**Exercise prompt:** Return the lines from the one that contains "Write the Apache ECharts code for this chart." through the one that contains "const green = '#335c3a'", both included, exactly as written and with nothing added.

**Dataset items:**
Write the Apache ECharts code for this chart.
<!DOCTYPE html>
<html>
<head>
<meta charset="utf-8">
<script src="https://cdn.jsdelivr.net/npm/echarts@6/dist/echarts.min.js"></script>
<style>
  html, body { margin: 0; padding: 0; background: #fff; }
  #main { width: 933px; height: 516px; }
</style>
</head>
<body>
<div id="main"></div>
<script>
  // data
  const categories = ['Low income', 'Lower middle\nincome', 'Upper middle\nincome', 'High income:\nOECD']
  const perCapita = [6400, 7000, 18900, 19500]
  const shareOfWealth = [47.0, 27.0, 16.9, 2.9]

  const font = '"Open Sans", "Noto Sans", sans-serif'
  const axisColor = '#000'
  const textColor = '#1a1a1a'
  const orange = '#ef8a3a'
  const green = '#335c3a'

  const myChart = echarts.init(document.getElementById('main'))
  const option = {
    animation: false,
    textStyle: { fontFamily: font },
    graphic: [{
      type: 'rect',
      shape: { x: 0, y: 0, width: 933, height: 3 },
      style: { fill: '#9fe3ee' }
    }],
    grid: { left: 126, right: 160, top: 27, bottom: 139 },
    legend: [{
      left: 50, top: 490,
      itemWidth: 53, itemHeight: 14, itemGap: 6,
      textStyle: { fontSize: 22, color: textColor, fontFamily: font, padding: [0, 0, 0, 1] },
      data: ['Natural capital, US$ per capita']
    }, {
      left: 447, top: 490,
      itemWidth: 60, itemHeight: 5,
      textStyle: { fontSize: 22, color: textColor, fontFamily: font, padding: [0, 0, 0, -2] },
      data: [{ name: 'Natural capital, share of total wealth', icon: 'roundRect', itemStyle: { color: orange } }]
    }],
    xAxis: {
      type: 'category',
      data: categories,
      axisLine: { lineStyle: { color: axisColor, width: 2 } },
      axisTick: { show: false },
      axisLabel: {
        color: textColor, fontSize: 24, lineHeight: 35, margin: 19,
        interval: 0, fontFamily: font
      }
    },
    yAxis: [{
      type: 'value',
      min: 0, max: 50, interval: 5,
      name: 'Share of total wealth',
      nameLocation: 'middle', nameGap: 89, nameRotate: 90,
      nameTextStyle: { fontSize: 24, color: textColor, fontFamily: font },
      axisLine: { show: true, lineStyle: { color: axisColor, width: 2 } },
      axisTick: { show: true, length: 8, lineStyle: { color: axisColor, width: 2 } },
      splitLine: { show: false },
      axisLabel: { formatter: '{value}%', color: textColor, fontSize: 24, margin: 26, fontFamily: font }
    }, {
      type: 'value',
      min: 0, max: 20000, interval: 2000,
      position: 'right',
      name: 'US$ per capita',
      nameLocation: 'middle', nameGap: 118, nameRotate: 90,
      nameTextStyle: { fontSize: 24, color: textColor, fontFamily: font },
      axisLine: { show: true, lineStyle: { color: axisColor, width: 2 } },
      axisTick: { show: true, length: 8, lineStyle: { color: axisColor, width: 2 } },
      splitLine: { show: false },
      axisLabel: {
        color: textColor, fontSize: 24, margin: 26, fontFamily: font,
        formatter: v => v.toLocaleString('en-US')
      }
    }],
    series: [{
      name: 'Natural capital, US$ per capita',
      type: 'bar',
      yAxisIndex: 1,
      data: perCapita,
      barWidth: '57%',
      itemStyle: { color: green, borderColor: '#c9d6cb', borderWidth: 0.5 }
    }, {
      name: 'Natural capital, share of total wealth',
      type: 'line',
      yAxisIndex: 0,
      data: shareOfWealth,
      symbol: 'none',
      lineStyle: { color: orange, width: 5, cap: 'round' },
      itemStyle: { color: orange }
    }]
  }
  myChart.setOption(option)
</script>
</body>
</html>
--
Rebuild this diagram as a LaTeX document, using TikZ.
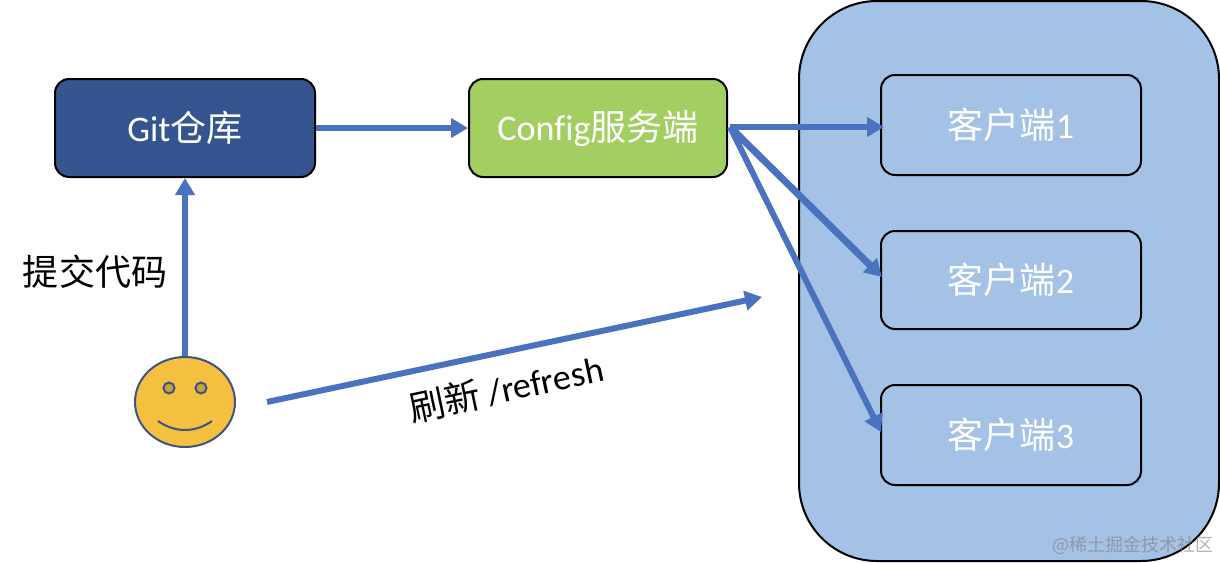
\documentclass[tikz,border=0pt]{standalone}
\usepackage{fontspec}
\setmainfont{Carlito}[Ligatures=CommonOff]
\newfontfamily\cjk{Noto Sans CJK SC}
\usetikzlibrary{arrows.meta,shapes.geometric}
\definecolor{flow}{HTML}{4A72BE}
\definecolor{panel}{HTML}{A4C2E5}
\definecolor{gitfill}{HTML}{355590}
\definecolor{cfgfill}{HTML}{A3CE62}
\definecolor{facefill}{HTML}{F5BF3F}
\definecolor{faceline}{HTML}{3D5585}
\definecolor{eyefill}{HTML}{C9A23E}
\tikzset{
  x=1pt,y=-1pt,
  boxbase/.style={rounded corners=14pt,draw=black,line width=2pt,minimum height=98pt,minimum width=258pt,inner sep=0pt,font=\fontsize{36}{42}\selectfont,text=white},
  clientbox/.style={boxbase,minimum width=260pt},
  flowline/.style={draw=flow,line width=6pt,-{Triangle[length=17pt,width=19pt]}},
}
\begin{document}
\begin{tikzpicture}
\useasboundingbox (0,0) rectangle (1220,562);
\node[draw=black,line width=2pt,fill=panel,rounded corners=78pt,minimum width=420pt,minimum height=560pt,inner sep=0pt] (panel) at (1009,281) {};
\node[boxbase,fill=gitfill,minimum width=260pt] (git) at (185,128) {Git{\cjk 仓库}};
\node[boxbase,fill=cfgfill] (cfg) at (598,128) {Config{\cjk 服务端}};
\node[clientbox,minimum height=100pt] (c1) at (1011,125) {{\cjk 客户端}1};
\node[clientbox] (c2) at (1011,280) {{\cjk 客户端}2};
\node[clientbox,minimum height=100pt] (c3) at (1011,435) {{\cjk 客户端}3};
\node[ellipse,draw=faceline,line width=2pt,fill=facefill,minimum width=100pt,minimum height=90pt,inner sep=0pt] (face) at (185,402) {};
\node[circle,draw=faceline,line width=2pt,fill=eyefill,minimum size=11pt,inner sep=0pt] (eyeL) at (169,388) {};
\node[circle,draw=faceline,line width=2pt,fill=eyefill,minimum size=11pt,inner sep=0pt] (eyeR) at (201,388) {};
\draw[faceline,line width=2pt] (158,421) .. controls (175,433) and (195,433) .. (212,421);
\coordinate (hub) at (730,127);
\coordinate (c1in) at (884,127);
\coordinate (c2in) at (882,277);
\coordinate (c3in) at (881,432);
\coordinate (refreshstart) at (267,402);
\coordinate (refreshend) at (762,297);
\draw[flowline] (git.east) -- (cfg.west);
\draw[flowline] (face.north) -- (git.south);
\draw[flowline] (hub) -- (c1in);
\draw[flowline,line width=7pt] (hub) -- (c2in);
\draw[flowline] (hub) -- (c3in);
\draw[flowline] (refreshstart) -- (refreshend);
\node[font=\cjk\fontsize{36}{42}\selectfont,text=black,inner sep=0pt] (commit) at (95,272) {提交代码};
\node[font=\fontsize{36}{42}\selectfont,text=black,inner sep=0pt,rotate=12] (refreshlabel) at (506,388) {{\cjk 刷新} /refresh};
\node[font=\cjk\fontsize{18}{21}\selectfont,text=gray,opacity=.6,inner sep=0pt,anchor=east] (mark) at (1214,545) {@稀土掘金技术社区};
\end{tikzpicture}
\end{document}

**Reply:**
Write the Apache ECharts code for this chart.
<!DOCTYPE html>
<html>
<head>
<meta charset="utf-8">
<script src="https://cdn.jsdelivr.net/npm/echarts@6/dist/echarts.min.js"></script>
<style>
  html, body { margin: 0; padding: 0; background: #fff; }
  #main { width: 933px; height: 516px; }
</style>
</head>
<body>
<div id="main"></div>
<script>
  // data
  const categories = ['Low income', 'Lower middle\nincome', 'Upper middle\nincome', 'High income:\nOECD']
  const perCapita = [6400, 7000, 18900, 19500]
  const shareOfWealth = [47.0, 27.0, 16.9, 2.9]

  const font = '"Open Sans", "Noto Sans", sans-serif'
  const axisColor = '#000'
  const textColor = '#1a1a1a'
  const orange = '#ef8a3a'
  const green = '#335c3a'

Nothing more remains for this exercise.